In the region of less than the speed V.sub.4, the stopping of the vehicle is controlled by means of a brake, such as an air brake, which utilizes friction. In general, however, since the slip frequency fs of the linear motor is large relative to the inverter output frequency fi, the speed V.sub.4 at which the electric braking force BE loses its effect is, for example, 10-15 km/h which is high compared to the speed V.sub.3 (3-5 km/h) of the general rotary type induction motor described above.
In practice, the electric braking force BE is intentionally decreased and the air brake is started to act at a speed higher than the speed V.sub.4 (for example, 20-25 km/h) so as to gradually shift the stopping control by means of the electric braking force BE to one by means of the air braking force. Accordingly, use of the air brake utilizing friction must be initiated at fairly high speeds, thus resulting in the problem that skidding easily occurs. If skidding occurs and the contact surfaces of wheels become flat, noise between wheels and rails may occur and the vehicle becomes uncomfortable to ride in. In addition, the labor required for maintenance, such as grinding of the contact surfaces of the wheels, may increase.
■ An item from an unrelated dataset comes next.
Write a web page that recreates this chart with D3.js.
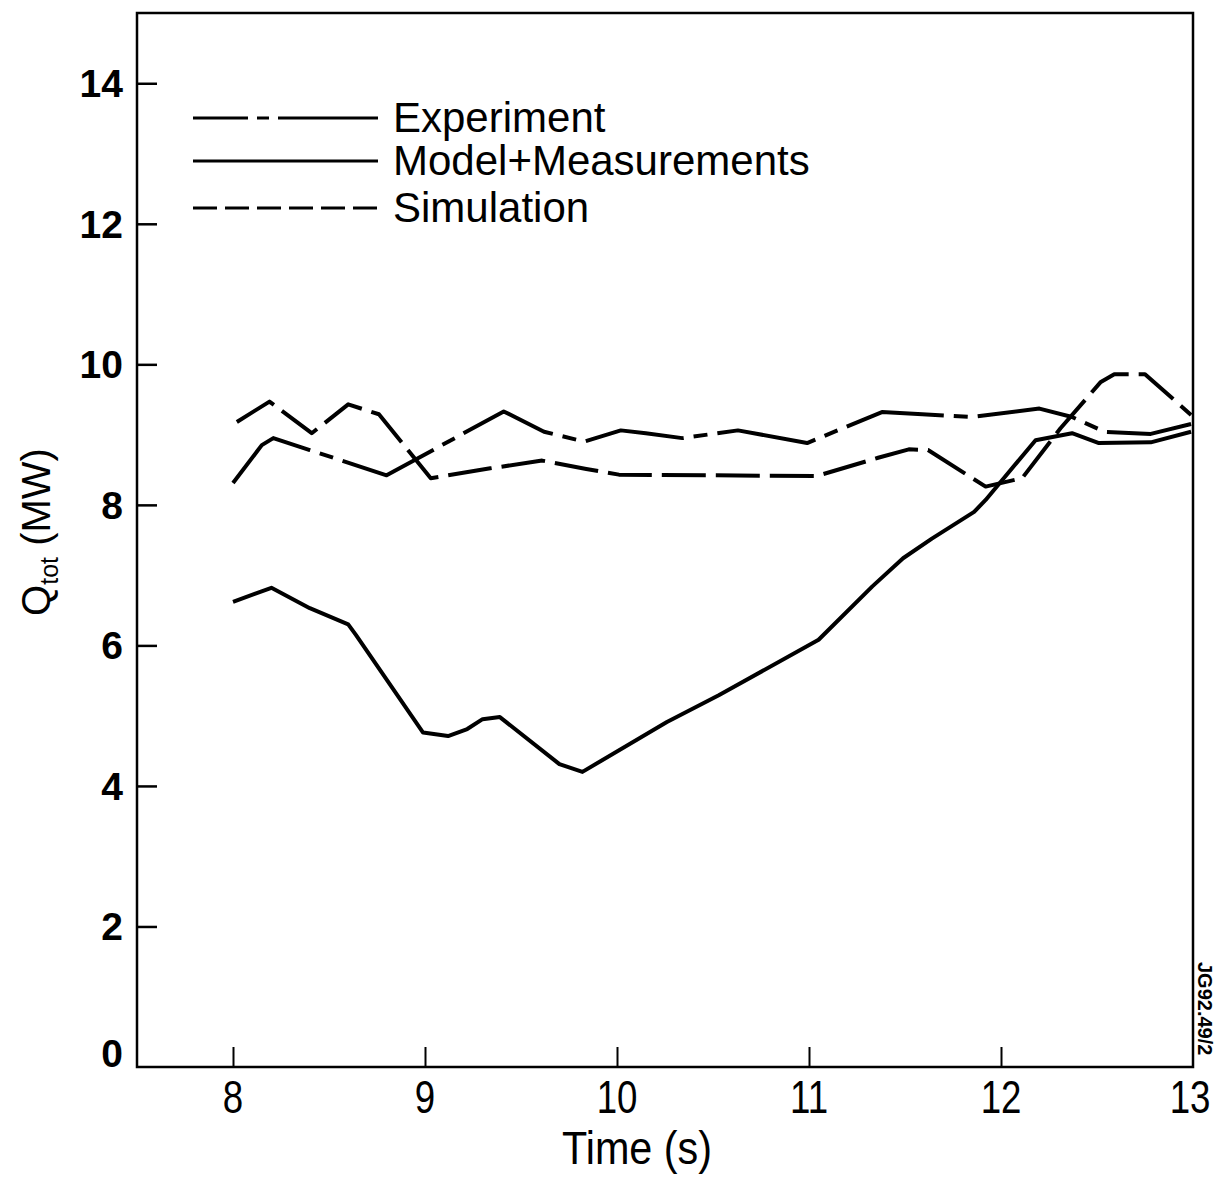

In order to prevent the above-described skidding, a method is proposed which comprises the steps of activating a reverse-phase braking operation to slow down the linear motor in the speed region not greater than the speed V.sub.4 at which the electric braking force BE loses its effect, and then using the air brake after the linear motor has slowed down. In the reverse-phase braking operation, when the inverter output frequency fi reaches 0 Hz, the phase sequence of the inverter output is reversed to apply a braking force which acts in the direction opposite to the preceding direction of vehicle travel. Accordingly, if the reverse-phase braking operation is to be used, in order to prevent the vehicle from travelling backwardly, it is necessary to detect the fact that the speed V of the linear motor has reached 0 km/h and then stop the linear motor. As described above, in case that the reverse-phase braking operation is to be used, it is required to use a complicated control for realizing the change of the phase sequence of the inverter output, the detection of zero speed, or the like.